Think about this with an example. Here in the US, a travel agent may want to sell a ticket on Lao Skyway Airlines from Vientiane to Luang Prabang, an increasingly-popular route with travelers these days. But a small airline like Lao Skyway doesn’t have the infrastructure to sell electronically through travel agents all around the world, and it doesn’t want to develop it, at least not yet. It would have to join ARC and BSP, two large entities that facilitate the settlement of payments, and connect its systems to distribution systems. I don’t know the dynamics of how these systems make money, but they have costs, and they have to pay for them somehow. Sure, Lao Skyway has a website, but payment issues across countries remain. If you’ve ever had your credit card rejected while trying to buy things on a foreign company’s website, you know what I mean. Today, Hahn Air enables Lao Skyway to sell tickets to travel agents by acting as this central intermediary to help them.
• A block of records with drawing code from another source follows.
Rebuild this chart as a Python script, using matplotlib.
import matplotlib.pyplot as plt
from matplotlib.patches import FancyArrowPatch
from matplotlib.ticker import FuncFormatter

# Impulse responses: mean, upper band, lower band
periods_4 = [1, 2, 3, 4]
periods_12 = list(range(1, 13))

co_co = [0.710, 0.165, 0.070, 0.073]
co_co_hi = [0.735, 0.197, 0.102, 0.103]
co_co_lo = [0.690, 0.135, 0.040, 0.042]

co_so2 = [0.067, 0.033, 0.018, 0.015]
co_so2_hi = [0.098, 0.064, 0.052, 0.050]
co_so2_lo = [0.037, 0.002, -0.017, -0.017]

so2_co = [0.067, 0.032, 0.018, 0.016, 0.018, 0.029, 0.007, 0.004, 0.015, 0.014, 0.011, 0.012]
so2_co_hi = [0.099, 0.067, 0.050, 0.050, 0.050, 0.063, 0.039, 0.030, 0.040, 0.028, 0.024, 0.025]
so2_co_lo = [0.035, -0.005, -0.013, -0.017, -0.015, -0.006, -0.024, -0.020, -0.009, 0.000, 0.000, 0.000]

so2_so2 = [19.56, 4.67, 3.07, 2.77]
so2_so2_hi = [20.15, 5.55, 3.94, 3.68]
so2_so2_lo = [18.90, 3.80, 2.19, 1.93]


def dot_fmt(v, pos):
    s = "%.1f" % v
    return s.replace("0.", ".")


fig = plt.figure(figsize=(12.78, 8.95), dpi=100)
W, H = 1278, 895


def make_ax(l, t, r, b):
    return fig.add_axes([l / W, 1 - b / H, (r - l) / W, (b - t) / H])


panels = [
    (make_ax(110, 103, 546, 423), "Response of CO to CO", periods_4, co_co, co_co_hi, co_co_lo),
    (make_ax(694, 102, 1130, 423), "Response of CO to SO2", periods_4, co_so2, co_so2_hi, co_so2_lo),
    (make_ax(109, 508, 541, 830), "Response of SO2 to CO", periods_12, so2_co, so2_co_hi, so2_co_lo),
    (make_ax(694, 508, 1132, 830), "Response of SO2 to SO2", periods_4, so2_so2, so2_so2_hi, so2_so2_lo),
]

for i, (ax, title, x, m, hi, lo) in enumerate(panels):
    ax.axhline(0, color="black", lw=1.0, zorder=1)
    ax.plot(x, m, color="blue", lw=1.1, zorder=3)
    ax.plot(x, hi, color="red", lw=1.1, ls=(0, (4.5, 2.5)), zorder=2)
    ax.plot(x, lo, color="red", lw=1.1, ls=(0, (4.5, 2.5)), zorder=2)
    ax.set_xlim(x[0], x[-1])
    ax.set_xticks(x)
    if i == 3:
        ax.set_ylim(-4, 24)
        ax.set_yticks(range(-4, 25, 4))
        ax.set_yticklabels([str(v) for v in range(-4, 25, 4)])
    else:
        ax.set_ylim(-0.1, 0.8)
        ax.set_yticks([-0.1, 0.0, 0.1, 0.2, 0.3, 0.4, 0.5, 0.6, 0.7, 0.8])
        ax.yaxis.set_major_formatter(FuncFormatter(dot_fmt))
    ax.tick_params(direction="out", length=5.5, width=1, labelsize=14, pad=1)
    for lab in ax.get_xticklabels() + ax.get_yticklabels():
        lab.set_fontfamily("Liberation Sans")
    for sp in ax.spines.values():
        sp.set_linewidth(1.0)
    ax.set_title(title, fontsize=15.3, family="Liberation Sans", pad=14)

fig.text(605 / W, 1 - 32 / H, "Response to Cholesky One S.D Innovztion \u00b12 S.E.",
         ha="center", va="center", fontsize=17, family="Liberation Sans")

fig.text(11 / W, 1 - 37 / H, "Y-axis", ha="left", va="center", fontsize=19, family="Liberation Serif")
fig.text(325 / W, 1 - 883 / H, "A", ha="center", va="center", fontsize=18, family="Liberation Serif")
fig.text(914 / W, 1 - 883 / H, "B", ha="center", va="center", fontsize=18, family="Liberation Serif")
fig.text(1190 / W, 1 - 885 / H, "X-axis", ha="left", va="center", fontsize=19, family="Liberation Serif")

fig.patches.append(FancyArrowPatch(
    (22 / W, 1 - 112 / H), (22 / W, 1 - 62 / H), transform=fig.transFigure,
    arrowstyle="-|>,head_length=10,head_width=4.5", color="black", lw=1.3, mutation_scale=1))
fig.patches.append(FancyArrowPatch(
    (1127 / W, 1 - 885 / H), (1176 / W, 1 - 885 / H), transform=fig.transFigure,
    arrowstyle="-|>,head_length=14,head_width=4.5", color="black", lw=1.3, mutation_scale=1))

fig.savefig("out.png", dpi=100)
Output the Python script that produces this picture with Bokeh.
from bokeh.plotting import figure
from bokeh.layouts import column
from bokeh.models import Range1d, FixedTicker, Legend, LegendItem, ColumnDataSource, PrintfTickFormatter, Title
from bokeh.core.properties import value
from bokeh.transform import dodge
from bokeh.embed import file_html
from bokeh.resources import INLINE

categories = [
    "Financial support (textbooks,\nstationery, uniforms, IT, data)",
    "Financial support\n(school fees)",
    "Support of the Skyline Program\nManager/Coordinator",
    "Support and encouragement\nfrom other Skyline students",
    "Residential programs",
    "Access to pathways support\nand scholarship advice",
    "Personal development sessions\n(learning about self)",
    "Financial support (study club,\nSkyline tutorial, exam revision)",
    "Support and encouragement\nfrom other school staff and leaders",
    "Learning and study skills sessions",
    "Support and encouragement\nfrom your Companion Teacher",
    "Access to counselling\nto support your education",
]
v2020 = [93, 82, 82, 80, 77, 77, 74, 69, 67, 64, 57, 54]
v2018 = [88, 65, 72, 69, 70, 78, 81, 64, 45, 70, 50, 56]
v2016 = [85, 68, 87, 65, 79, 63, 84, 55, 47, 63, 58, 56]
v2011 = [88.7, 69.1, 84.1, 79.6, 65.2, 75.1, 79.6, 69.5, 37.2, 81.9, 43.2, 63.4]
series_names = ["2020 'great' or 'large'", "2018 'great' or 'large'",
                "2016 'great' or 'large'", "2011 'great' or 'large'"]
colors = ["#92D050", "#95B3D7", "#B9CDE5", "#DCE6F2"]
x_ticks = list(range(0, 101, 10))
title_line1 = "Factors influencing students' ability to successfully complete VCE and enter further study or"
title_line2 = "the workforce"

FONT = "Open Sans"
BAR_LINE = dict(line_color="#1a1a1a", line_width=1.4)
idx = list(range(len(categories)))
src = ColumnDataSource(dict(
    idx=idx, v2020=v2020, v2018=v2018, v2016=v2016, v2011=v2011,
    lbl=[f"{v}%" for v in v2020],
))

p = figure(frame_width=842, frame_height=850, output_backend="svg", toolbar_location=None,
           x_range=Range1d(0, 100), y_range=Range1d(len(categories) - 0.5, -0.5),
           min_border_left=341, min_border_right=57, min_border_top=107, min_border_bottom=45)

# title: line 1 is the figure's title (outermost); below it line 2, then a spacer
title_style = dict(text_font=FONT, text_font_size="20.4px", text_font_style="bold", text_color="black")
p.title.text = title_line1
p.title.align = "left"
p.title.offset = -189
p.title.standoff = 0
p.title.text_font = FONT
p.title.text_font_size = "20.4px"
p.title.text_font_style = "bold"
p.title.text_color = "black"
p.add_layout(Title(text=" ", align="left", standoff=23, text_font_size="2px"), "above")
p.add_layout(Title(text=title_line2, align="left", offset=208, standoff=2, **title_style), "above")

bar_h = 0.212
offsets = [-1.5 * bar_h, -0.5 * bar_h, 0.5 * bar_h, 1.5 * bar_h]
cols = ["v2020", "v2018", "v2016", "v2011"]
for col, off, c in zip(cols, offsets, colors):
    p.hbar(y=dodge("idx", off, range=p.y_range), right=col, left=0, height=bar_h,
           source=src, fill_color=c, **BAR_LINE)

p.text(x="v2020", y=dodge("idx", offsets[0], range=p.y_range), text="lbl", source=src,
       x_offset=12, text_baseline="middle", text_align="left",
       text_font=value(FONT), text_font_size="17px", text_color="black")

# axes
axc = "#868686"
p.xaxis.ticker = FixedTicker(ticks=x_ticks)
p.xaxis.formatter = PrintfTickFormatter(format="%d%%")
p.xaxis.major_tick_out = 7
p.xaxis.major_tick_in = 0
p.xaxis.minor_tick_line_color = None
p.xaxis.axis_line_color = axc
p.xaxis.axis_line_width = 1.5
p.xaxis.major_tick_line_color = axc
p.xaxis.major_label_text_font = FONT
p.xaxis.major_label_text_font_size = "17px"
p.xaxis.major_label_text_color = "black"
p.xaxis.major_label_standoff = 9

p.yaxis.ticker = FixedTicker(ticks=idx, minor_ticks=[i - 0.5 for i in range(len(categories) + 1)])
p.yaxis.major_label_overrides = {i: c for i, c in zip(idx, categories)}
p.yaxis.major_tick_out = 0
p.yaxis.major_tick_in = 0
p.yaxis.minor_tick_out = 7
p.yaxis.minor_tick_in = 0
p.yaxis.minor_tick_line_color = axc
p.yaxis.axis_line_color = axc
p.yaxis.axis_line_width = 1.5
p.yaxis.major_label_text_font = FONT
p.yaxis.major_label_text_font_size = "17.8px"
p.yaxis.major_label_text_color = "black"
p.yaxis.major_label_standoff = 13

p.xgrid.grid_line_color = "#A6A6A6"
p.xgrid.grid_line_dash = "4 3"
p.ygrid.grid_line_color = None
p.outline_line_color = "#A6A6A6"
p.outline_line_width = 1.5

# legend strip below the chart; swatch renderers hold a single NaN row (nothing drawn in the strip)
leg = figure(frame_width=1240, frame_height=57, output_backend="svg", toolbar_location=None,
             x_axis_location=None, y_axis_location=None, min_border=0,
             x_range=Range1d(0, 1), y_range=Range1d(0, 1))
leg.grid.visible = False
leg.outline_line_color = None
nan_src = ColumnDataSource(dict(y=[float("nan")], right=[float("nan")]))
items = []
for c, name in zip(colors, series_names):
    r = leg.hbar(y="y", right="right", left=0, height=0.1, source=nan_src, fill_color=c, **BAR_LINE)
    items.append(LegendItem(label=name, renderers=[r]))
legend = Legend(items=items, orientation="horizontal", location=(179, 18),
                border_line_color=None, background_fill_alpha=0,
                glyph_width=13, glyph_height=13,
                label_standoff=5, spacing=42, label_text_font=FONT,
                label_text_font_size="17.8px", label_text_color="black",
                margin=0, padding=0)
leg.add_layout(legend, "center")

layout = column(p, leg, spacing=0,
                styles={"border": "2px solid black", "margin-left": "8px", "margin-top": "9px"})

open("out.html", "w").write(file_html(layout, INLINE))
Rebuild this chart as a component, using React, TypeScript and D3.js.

Blockchain may be ideal for something like this. It may not be person-to-person, but it is person-to-smallish business. It’s not clear if this is the future for Hahn Air. As Frederick Nowotny, Head of Sales Engineering for Hahn Air, said in the press release “… Our goal is to investigate and monitor the opportunities this technology holds for travel distribution, even if widespread acceptance is still a vision of the future.” Hahn Air is just trying to stay ahead of the game so that it can be the disruptor and not the disrupted if this proves to be a breakthrough.
This technology could be bad news for ARC and BSP, or it could be something they adopt. But if it works as expected, it either forces ARC and BSP to become more efficient and less costly, or it opens the door for Hahn Air or other, potentially even more efficient competitors that haven’t even been born yet to improve this process and make it more accessible (not to mention, cheaper).
In the end, if you want to buy that ticket on Lao Skyway, blockchain should remove transaction costs from the equation while increasing processing speed, improving accuracy, and reducing the threat of being hacked. In this case, that last piece of the puzzle isn’t really the most pressing issue. It’s the rest that are most appealing.
I’ve Solved the World’s Problems
Does that make it more clear? If so, please call me up and explain it to me. I’m still not entirely there. In fact, I’m trying to get a call with the head of Winding Tree, Hahn Air’s partner in this. Hopefully that will allow me to write a second, more knowledgeable post. For now, however, I still can see how there is opportunity out there, in theory.
The ability for blockchain to be able to accurately and efficiently connect many parties to many other parties is what will make it a winner. It’s not about connecting people to a single airline or anything so simple. I’m still not completely sold on what transactions will prove to be the breakthrough for the airline industry. There will be plenty of failures, I expect. For now, however, it’s the wild west, and Hahn Air has saddled up. This will be fun to watch as the industry tries to figure it all out.